What are the signs that legalism or antinomianism have crept into the believers’s life? I think that all Christians experience this phenomenon. I tell young preachers to avoid 1 John in the first ten years of their ministry because they’re almost guaranteed to preach all of those demands that John makes in a legalistic fashion. I think legalism in its essence is trying to obey God’s commandments or ethical demands upon our lives in order to win God’s favor. So, we have a sense that we’re not walking with God as we should and God is sort of frowning on us. And so we need to introduce a little more Bible reading, a little more prayer—with a little more fervency and that’ll make us feel good. But we’re operating then under a sort of works righteousness model that God rewards your obedience and therefore that you are justified—that your standing with God is based upon your performance.

And that sort of performance mentality can very easily creep in. I think Christians in the past and present have tried to correct, make course corrections, in their pilgrimage by swinging from legalism. Okay, I’m now walking with so many rules and regulations and there may be rules and regulations that aren’t even in the Bible anymore. They’re rules and regulations that are imposed by others or imposed by ourselves. And therefore I need now a little bit of the opposite and you swing that the course correction for legalism is antinomianism. So I can let go for a season. And then the opposite is true that when you realize that you’re living a life that isn’t in obedience, that the correction to that is a little more rules and regulations. And I think both of those are mistaken because the answer to legalism and the answer to antinomianism is Jesus.

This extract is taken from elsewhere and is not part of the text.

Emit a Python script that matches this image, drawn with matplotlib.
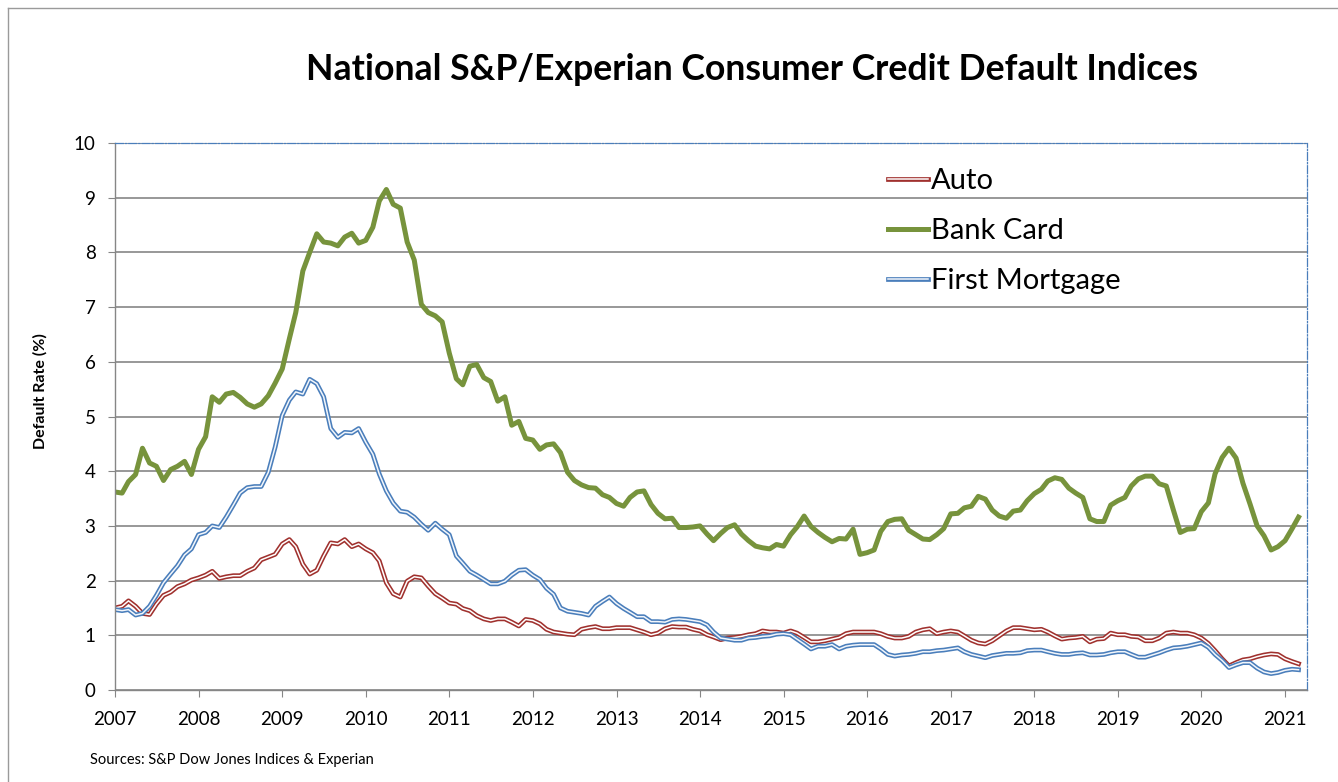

Paul’s methodology in sanctification and holiness in the New Testament is constantly to ask the question, “Who are you?” And the answer to that question is, “If I’m a Christian, I am a man in union and communion with Christ.” So in terms of “in Christ” or “in Christ Jesus” or “in the Lord,” and there are three or four different expressions that Paul uses—there are 150–160 uses of these. And it’s a reminder that the gestalt, the mindset of the Apostle Paul in thinking about gospel life, Christian life, is to remind yourself that you are in union with Christ and therefore to obey Him is the response of who you are. If I’m in Christ, I want to live in obedience to Christ. If I’m in Christ, I cannot live an antinomian, lawless life. And so having a relationship with Christ, walking with Him, fellowshipping with Him, talking to Him in prayer on a minute by minute basis, that I think is the corrective to a legalistic or antinomian way of life.